This Week in FDA Regulation: Trans Fats, Fried Food Will Kill You

By William Peacock, Esq. on November 15, 2013 | Last updated on March 21, 2019

Adios, fried and well-done foods.

Last week, the Food and Drug Administration (FDA) took the long-awaited step of announcing a 60 day notice-and-comment period for regulations that will ban artificial trans fats from the nation's food supply. This week, while abstaining from rulemaking, they warn us that fried and burnt grains and potatoes will cause cancer due to a newly-discovered chemical that forms at high temperatures.

No more French fries? Pass the boiled and steamed veggies.

The Trans Fat Follow-Through

If you want to hear the long and titillating history of trans fats (also known as partially hydrogenated oils) in foods, The Washington Times has a narrative of the artificially-created invention, as well as its rise and fall. The short version is this: scientists thought they'd make a great replacement for saturated fats, so advocacy organizations pushed trans fats in the 1980s, in margarine, shortening, and other products. It provided a nice boost to the soybean industry as well.

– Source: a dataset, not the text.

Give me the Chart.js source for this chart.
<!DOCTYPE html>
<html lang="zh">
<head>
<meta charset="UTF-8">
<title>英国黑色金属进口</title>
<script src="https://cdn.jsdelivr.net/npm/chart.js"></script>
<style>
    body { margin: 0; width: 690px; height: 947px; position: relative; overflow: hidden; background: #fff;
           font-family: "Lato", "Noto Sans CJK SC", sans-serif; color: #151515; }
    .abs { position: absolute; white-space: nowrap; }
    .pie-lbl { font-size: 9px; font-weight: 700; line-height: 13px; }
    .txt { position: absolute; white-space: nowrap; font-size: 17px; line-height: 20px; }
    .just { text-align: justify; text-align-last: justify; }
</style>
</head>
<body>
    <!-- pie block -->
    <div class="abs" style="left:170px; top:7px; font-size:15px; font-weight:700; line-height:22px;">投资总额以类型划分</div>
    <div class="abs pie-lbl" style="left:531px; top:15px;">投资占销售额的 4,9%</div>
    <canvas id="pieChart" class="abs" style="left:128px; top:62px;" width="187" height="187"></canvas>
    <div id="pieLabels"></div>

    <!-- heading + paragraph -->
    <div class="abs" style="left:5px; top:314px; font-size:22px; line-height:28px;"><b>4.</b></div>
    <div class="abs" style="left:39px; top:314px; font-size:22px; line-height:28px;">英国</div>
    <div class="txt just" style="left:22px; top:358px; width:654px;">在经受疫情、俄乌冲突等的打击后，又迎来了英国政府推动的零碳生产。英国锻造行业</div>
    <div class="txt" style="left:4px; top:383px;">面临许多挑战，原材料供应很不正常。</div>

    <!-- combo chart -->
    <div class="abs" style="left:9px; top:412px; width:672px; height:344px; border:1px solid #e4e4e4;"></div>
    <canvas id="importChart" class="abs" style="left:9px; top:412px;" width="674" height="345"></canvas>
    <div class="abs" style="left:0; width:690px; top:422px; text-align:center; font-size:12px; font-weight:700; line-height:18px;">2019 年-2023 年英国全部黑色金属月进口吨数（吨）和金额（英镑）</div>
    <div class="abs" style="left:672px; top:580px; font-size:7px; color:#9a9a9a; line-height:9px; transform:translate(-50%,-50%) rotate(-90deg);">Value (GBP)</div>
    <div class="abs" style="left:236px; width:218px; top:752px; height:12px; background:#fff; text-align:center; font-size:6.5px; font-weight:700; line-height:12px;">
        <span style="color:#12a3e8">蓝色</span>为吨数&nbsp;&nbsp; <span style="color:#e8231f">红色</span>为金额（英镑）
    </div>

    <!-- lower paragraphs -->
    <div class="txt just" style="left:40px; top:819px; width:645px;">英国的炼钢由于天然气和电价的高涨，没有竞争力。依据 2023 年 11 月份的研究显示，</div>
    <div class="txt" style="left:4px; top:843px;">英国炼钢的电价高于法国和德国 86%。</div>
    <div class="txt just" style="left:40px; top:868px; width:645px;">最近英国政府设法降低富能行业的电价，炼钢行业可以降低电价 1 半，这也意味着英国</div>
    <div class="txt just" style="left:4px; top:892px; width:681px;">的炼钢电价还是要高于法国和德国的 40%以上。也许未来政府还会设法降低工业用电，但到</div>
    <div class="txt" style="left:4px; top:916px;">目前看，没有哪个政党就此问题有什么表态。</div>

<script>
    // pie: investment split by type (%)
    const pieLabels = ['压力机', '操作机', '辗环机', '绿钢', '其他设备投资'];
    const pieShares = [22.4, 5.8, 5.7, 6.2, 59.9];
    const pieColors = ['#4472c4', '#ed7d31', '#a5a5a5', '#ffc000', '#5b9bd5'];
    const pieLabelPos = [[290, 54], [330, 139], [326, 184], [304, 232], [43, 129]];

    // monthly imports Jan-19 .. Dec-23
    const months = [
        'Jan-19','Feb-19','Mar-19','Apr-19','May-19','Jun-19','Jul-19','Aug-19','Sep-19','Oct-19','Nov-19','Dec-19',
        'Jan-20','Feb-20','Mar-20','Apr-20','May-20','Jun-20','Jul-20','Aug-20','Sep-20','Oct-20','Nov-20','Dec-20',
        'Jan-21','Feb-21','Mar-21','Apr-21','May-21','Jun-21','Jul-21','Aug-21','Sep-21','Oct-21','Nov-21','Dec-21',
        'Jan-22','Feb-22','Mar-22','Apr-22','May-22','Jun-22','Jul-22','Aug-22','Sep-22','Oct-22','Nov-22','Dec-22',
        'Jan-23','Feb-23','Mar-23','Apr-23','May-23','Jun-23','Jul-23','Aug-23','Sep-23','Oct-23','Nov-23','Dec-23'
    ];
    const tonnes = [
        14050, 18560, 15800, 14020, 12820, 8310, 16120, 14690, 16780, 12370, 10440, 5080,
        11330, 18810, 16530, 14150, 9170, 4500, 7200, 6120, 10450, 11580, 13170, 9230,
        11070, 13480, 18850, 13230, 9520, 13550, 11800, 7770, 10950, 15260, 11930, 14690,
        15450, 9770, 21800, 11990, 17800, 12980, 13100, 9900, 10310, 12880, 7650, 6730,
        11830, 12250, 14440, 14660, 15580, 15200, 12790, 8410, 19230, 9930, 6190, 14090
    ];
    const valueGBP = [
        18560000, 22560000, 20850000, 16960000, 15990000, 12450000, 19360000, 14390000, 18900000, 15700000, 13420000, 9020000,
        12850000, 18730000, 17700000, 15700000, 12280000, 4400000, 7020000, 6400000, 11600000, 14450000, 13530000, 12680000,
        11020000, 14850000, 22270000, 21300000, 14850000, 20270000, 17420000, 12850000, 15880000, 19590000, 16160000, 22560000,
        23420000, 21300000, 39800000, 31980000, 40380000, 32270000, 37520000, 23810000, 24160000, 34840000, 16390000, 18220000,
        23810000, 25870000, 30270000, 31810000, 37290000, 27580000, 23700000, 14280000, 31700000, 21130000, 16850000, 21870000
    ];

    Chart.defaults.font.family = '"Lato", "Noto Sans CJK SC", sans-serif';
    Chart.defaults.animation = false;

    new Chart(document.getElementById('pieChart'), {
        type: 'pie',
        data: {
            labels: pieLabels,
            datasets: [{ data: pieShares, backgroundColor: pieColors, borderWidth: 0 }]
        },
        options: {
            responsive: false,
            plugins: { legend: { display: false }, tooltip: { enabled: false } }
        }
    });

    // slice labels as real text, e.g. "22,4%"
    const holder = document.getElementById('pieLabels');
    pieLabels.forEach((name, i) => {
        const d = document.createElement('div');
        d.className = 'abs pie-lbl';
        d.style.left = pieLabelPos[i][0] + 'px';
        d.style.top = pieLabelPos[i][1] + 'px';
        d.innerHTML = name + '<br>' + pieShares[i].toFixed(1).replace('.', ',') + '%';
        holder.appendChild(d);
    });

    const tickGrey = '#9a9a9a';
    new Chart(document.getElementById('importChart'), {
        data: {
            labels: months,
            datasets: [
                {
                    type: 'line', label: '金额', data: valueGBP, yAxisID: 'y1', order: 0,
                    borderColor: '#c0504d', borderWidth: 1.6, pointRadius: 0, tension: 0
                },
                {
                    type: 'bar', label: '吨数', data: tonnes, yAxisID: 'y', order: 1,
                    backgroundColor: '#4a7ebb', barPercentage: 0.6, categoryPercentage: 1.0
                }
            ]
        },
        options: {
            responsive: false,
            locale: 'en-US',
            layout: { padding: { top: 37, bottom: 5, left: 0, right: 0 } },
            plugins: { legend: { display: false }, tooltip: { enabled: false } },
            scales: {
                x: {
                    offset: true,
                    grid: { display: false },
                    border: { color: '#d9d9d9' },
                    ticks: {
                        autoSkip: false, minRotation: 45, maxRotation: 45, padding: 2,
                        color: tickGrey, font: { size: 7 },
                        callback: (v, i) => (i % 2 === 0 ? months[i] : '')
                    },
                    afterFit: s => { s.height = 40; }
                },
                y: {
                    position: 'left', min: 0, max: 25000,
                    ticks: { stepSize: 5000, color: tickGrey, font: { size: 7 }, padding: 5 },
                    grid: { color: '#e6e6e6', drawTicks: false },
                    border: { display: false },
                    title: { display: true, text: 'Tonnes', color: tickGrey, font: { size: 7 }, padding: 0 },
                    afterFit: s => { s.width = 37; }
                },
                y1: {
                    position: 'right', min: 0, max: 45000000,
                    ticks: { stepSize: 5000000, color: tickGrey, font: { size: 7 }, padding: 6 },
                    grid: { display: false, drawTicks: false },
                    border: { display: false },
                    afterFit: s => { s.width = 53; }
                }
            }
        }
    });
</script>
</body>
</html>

By the mid-90s, the scientific community realized the mistake, backtracked, and requested that food labels be required for trans fats. In 2006, the FDA finally implemented the requested rule. Now, after another seven years, the agency is moving to ban any non-naturally occurring trans-fats, reports The New York Times.

The ban shouldn't have too big of an effect on the nation's food industry. After the 2006 labeling requirement, and the wave of negative publicity, most restaurants and producers have already moved away from the artery-clogging oils. According to the Times, Americans ate about 4.6 grams per day of trans fats in 2006. Today, that number is down to about a gram per day.

Boiled, Not Fried?

In 2002, scientists discovered the presence of acrylamide, a cancer-causing chemical in food. Where does it come from? According to the FDA's consumer update, it is created when sugars and an amino acid combine in cooked food, namely food cooked for long periods of time at high temperatures. Steamed and boiled food to not typically form acrylamide.

What foods are the most affected? Potatoes, specifically French fries and potato chips, coffee (!), cereals, crackers or bread, and more. The Grocery Manufacturers Association estimates that 40 percent of the calories in the average American diet contain the cancer-causing chemical.

The FDA recommends taking the following steps to reduce your acrylamide intake:

  • Aim for a golden yellow color, rather than dark brown or black, when frying foods or making toast;
  • Don't refrigerate potatoes, as this increases acrylamide during cooking;
  • Dairy, meat, and fish contain little, if any acrylamide

We know: the best fries are crispy fries. And seriously, French fries!

Just know, the darker the fry, the more acrylamide. It's one more reason to avoid fried foods.